Perhaps the most obvious reason for the exclusion of air pollution from disaster typologies is that bouts of bad air just don’t look the same as “traditional” disasters. Unlike sudden disasters, pollution crises unfold slowly, generally without a central climactic event or clear signs indicating a beginning or end. In this, they are most similar to the slow disaster of drought, whose lifecycles commonly span months or years. Furthermore, the health effects of chronic exposure to atmospheric contamination are delayed, rather than instantaneous, and frequently governed by politics and dictated by experts. In this second point, heavy pollution spells bear a resemblance to their rapid-onset counterparts. Historians of disaster have shown that, despite their relatively short trajectories, the social, economic, and ecological consequences of mega-storms take place throughout the long term.[1] Likewise, over time, dirty air episodes exacerbate existing socio-spatial inequities, not the least of which includes disproportionate levels of exposure based on racial and class lines.

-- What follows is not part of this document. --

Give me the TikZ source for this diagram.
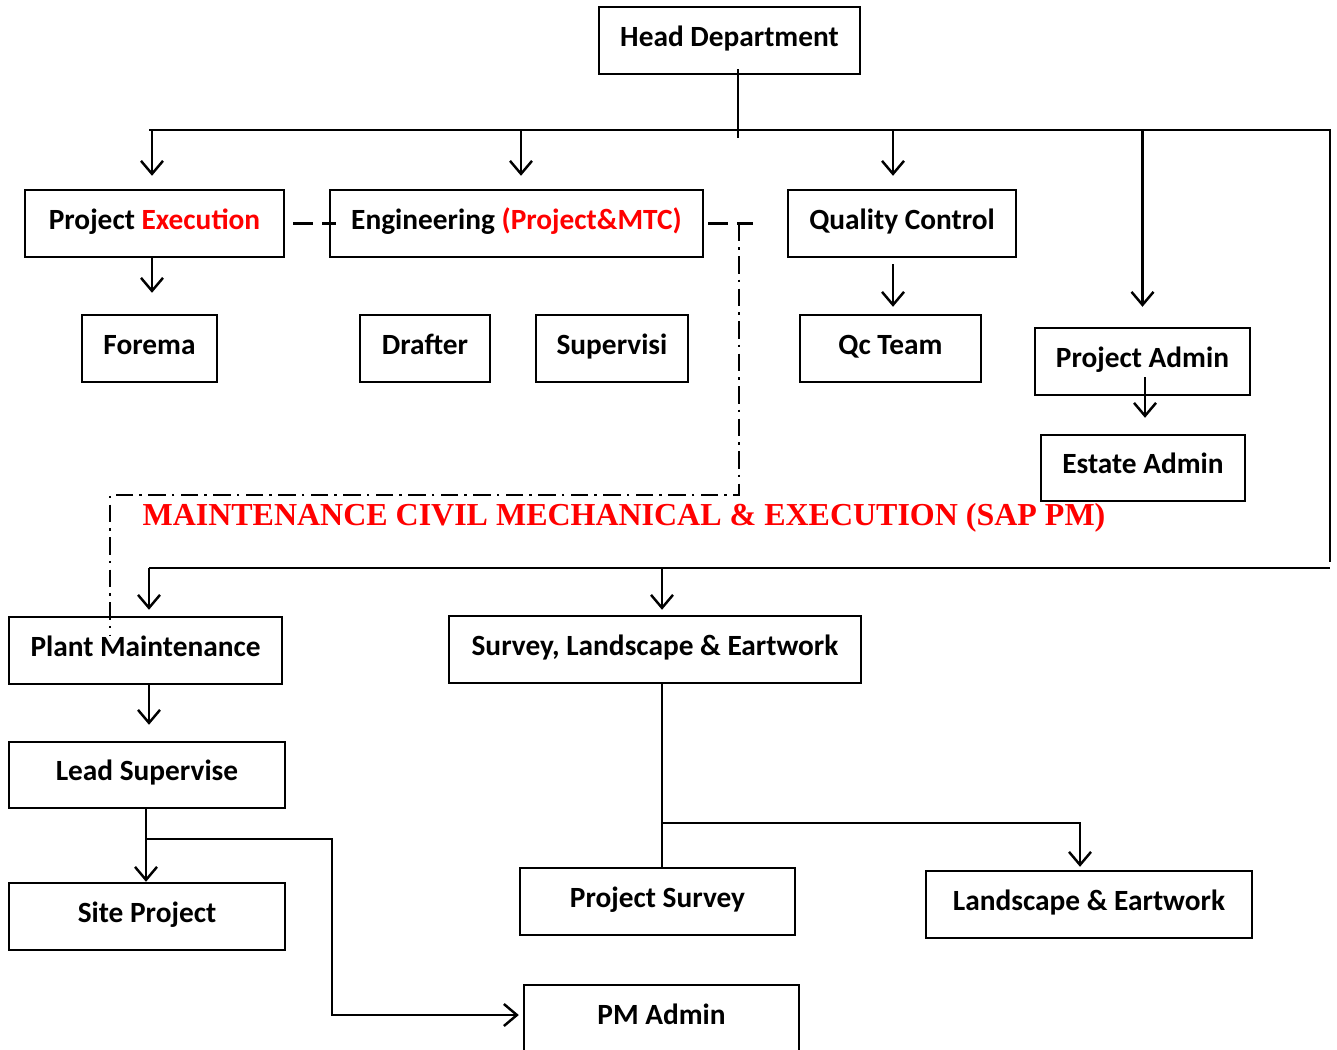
\documentclass[tikz,border=0pt]{standalone}
\usepackage{fontspec}
\setmainfont{Carlito}
\newfontfamily\titlefont{Liberation Serif}
\usetikzlibrary{arrows.meta,calc}
\begin{document}
\begin{tikzpicture}[x=0.02cm,y=-0.02cm,
 box/.style={draw, line width=1.4pt, inner sep=0pt, minimum height=1.34cm, text height=10.7pt, text depth=4.1pt, font=\fontsize{16.7}{20}\selectfont\bfseries},
 conn/.style={line width=1.4pt},
 arr/.style={conn,-{Straight Barb[length=2.6mm,width=4.4mm]}},
 dsh/.style={line width=1.4pt, dash pattern=on 11pt off 5.5pt},
 dshdot/.style={line width=1.2pt, dash pattern=on 10pt off 3.5pt on 1.5pt off 3.5pt}]
\fill[white] (0,0) rectangle (1337,1050);
\useasboundingbox (0,0) rectangle (1337,1050);

% boxes
\node[box, minimum width=5.22cm] (head) at (729.5,40.5) {Head Department};
\node[box, minimum width=5.18cm] (pe) at (154.5,223.5) {Project \textcolor{red}{Execution}};
\node[box, minimum width=7.46cm] (eng) at (516.5,223.5) {Engineering \textcolor{red}{(Project\&MTC)}};
\node[box, minimum width=4.56cm] (qc) at (902,223.5) {Quality Control};
\node[box, minimum width=2.7cm] (forema) at (149.5,348.5) {Forema};
\node[box, minimum width=2.6cm] (drafter) at (425,348.5) {Drafter};
\node[box, minimum width=3.04cm] (supervisi) at (612,348.5) {Supervisi};
\node[box, minimum width=3.62cm] (qcteam) at (890.5,348.5) {Qc Team};
\node[box, minimum width=4.3cm] (padmin) at (1142.5,361.5) {Project Admin};
\node[box, minimum width=4.08cm, minimum height=1.32cm] (estate) at (1143,468) {Estate Admin};
\node[box, minimum width=5.46cm] (plant) at (145.5,650.5) {Plant Maintenance};
\node[box, minimum width=8.24cm] (survey) at (655,649.5) {Survey, Landscape \& Eartwork};
\node[box, minimum width=5.52cm, minimum height=1.32cm] (lead) at (147,775) {Lead Supervise};
\node[box, minimum width=5.52cm] (site) at (147,916.5) {Site Project};
\node[box, minimum width=5.5cm] (psurvey) at (657.5,901.5) {Project Survey};
\node[box, minimum width=6.52cm] (landscape) at (1089,904.5) {Landscape \& Eartwork};
\node[box, minimum width=5.5cm] (pmadmin) at (661.5,1018.5) {PM Admin};

\node[font=\titlefont\fontsize{18.2}{22}\selectfont\bfseries, text=red, inner sep=0pt] (title) at (624,518) {MAINTENANCE CIVIL MECHANICAL \& EXECUTION (SAP PM)};

% buses
\coordinate (topL) at (149,130);
\coordinate (topR) at (1330,130);
\coordinate (rightend) at (1330,562);
\coordinate (botL) at (149,568);
\coordinate (botR) at (1330,568);
\draw[conn] (topL) -- (topR) -- (rightend);
\draw[conn] (botL) -- (botR);

% head line
\draw[conn] ([xshift=0.17cm,yshift=0.12cm]head.south) -- ([xshift=0.17cm,yshift=-0.16cm]head.south |- topL);

% arrows from top bus
\draw[arr, shorten >=0.26cm] ([xshift=-0.05cm]pe.north |- topL) -- ([xshift=-0.05cm]pe.north);
\draw[arr, shorten >=0.26cm] ([xshift=0.09cm]eng.north |- topL) -- ([xshift=0.09cm]eng.north);
\draw[arr, shorten >=0.26cm] ([xshift=-0.18cm]qc.north |- topL) -- ([xshift=-0.18cm]qc.north);
\draw[arr, shorten >=0.4cm] (padmin.north |- topL) -- (padmin.north);

% second level
\draw[arr, shorten >=0.42cm] ([xshift=-0.05cm]pe.south) -- ([xshift=-0.05cm]pe.south |- forema.north);
\draw[arr, shorten <=0.12cm, shorten >=0.14cm] ([xshift=-0.18cm]qc.south) -- ([xshift=-0.18cm]qc.south |- qcteam.north);
\draw[arr, shorten <=-0.38cm, shorten >=0.32cm] ([xshift=0.05cm]padmin.south) -- ([xshift=0.05cm]padmin.south |- estate.north);

% dashed links
\draw[dsh] ([xshift=0.16cm]pe.east) -- ([xshift=0.14cm]eng.west);
\draw[dsh] ([xshift=0.08cm]eng.east) -- ++(45,0) coordinate (dd);
\draw[dshdot] ([xshift=0.7cm]eng.east) -- ++(0,271.5) -- ++(-629,0) -- ++(0,140);

% bottom bus arrows
\draw[arr, shorten >=0.12cm] ([xshift=0.07cm]plant.north |- botL) -- ([xshift=0.07cm]plant.north);
\draw[arr, shorten >=0.1cm] ([xshift=0.14cm]survey.north |- botL) -- ([xshift=0.14cm]survey.north);

% plant branch
\draw[arr, shorten >=0.32cm] ([xshift=0.07cm]plant.south) -- ([xshift=0.07cm]plant.south |- lead.north);
\draw[arr] ([xshift=-0.02cm]lead.south) -- ([xshift=-0.02cm]lead.south |- site.north);
\coordinate (j1) at ($([xshift=-0.02cm]lead.south)+(0,30)$);
\draw[arr, shorten >=0.08cm] (j1) -- ++(186,0) |- ([yshift=0.07cm]pmadmin.west);

% survey branch
\draw[conn] ([xshift=0.14cm]survey.south) -- ([xshift=0.14cm]survey.south |- psurvey.north);
\coordinate (j2) at ($([xshift=0.14cm]survey.south)+(0,139)$);
\draw[arr, shorten >=0.06cm] (j2) -| ([xshift=-0.18cm]landscape.north);
\end{tikzpicture}
\end{document}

View over Leeds, smoking chimneys. Air pollution in the early twentieth century (source: Wellcome Collection. CC BY 4.0.).

Another factor that accounts for the disassociation of pollution from disaster is the historical process of industrialization, which normalized congested skies as both condition and evidence of attaining modernity. The Industrial Revolution first advanced this connection via the image of the smoking chimney, which quickly became the universal emblem for progress. This symbol, a signifier of productive societies, was recycled worldwide well into the second half of the twentieth century.[2] As nations industrialized, becoming air-conditioned and vehicle-laden in the process, the tainted air they produced sometimes grew visible. Most of the time, it went unnoticed. In the midst of it all, concern for environmental conservation, habitually portrayed as a hindrance to economic development, waned. It is this consideration that has fostered a deep-seated social apathy and skepticism when it comes to the realities of breathing polluted air, especially in the United States, where, according to one commentator, “[…] most Americans have no concept of what it is like to live in a heavily polluted city like much of the world […]”[3]

The increasing politicization of climate change and air pollution’s inherent paradoxical nature—it is at once omnipresent and impalpable—profoundly shape societal responses to questions about the quality of the air we breathe. On the one hand, air pollution is so commonplace that, at least on the surface, it lacks the shock factor of, say, tornadoes or tsunamis. On the other, its excellent ability to escape detection can nearly camouflage its very existence. In the United States, cities like Denver and Missoula, widely marketed as some of the cleanest and greenest in the country, and cherished nature reserves such as Yosemite National Park regularly top the rankings of most polluted spaces in the nation. This shared experience of living in polluted environments is marked by a global tolerance for its accompanying health risks. Allergies, pink eye, asthma, and others are mere inconveniences more so than they are serious signs of the slow and silent ways in which air pollution compromises human health.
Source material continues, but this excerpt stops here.